Украинско-западный взгляд на те же вещи диаметрально противоположен. Говорить с ними ― всё равно что говорить с представителями негуманоидной цивилизации: язык мы вроде выучили, а логику их решений всё равно не понимаем. Они это расхождение тоже чувствуют, потому и относятся к нам с подозрениям, никак не могут понять логику наших действий, как мы не можем понять их.
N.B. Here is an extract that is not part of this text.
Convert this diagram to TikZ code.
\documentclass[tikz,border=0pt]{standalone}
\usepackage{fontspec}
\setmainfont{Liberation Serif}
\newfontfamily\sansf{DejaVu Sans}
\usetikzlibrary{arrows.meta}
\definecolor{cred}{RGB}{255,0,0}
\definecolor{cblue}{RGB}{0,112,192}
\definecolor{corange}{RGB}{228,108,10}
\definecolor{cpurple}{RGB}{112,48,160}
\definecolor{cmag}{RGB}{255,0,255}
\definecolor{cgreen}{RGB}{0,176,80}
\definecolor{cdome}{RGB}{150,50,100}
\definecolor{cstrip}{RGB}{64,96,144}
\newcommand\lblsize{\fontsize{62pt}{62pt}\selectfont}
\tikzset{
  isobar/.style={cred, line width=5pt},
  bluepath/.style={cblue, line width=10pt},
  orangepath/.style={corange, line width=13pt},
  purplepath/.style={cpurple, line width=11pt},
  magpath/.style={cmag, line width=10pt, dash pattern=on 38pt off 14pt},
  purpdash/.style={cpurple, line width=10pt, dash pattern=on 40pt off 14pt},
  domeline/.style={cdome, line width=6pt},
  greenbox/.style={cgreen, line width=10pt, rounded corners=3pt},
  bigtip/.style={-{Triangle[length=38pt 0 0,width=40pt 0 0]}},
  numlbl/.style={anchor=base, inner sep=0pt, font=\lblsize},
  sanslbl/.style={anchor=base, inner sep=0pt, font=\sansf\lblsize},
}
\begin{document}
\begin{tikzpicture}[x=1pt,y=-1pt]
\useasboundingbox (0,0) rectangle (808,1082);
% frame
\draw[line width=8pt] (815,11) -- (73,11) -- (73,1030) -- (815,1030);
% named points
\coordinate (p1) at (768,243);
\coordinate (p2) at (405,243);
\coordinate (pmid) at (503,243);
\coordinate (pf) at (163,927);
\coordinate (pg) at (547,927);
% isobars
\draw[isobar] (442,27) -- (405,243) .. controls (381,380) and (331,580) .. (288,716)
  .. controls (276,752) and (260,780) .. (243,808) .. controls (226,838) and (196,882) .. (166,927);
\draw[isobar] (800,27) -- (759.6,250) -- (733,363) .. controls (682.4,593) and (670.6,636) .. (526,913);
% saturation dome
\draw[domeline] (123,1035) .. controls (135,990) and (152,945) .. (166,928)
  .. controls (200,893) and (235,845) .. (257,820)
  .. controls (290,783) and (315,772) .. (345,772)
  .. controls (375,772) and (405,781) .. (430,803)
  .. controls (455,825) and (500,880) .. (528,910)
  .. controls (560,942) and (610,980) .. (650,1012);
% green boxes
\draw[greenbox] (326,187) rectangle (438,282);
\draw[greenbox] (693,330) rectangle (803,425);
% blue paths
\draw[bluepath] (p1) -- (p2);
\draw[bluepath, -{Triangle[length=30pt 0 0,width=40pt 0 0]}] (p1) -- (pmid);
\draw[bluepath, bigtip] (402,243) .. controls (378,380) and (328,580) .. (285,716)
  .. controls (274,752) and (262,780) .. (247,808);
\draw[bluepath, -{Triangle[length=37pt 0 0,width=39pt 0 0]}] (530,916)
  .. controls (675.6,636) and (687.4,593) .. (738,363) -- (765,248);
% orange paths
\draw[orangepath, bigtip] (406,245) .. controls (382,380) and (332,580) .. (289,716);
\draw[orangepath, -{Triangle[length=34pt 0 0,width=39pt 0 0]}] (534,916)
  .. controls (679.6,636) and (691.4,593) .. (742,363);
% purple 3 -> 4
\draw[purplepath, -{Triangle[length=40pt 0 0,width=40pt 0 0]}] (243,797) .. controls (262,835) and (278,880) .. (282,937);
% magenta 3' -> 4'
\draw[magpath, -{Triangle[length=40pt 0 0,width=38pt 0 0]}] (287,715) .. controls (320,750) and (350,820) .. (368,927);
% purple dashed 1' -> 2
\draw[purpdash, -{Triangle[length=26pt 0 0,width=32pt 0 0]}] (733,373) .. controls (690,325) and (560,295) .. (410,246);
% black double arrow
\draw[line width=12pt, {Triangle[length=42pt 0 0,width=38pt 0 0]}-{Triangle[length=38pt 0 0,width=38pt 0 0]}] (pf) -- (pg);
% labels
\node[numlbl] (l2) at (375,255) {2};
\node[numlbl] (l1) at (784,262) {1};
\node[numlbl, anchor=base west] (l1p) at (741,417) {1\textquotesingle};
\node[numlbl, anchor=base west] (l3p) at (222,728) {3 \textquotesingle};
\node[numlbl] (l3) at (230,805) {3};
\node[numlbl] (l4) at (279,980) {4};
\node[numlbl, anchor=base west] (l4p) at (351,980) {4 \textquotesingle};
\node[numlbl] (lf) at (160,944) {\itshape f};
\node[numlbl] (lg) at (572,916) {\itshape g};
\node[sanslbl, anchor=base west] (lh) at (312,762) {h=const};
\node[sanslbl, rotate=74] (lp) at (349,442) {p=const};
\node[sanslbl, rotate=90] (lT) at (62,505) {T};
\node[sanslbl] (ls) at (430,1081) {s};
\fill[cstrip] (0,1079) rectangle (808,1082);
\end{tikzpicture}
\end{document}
Поэтому, когда мы с ними говорим о мире, это два абсолютно разных не пересекающихся представления о мире. Мы пытаемся вникнуть в их государственные интересы и предложить им достойный компромисс, а они готовы проиграть материал, лишь бы можно было громко заявить о своей «победе» в прессе и убедить в этом народ. С другой стороны, они постоянно переживают по поводу того, что мы не пытаемся их просто купить. Украинцы даже постоянно претензии предъявляют, что Россия их плохо подкупала, поэтому, мол, они ушли на Запад, которой подкупал хорошо. Когда же мы говорим: «Так вы же деньги возьмёте и завтра опять приметесь за старое и опять захотите, чтобы вам заплатили», ― они удивляются: «Ну конечно, именно так всё и будет. Так а что же здесь неправильного? Так и должно быть, так все живут».
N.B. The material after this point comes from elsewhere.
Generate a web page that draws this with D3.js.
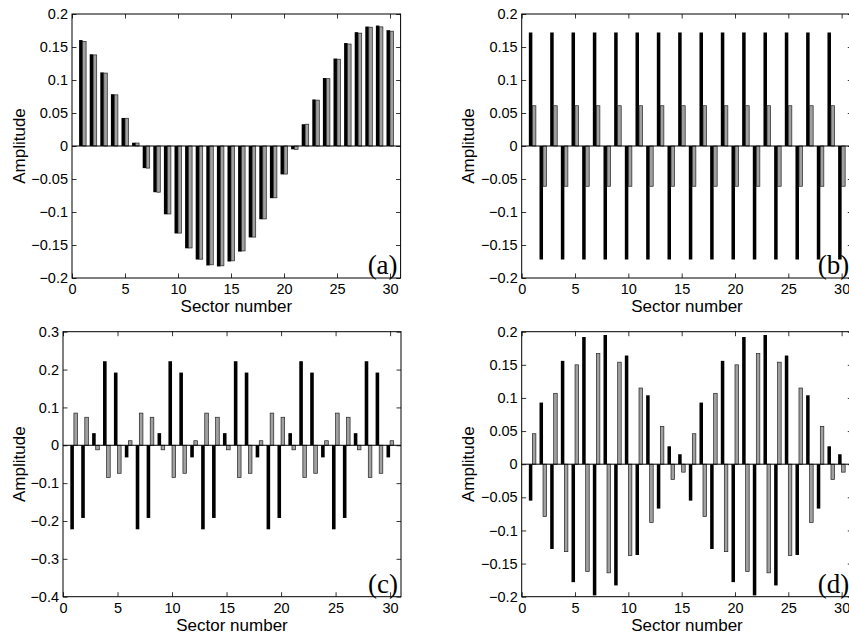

В общем, расхождение наших интересов объясняется расхождением наших идеалов. У нас слишком разное представление о победе, чтобы мы могли выработать единый подход к мирному процессу.
Американцы это давно поняли и работают не на мирный компромисс, а на свою полную и окончательную победу. Мы начинаем это осознавать. Они в рамках данного дуализма победить не могут в принципе ― деньги могут победить отдельного человека, но не могут победить промышленость, особенно если они (деньги) научились производить прибыль без вложений в производство (деньги делают деньги). С другой стороны, промышленность может какое-то время работать и без вложений, а затем появятся другие деньги.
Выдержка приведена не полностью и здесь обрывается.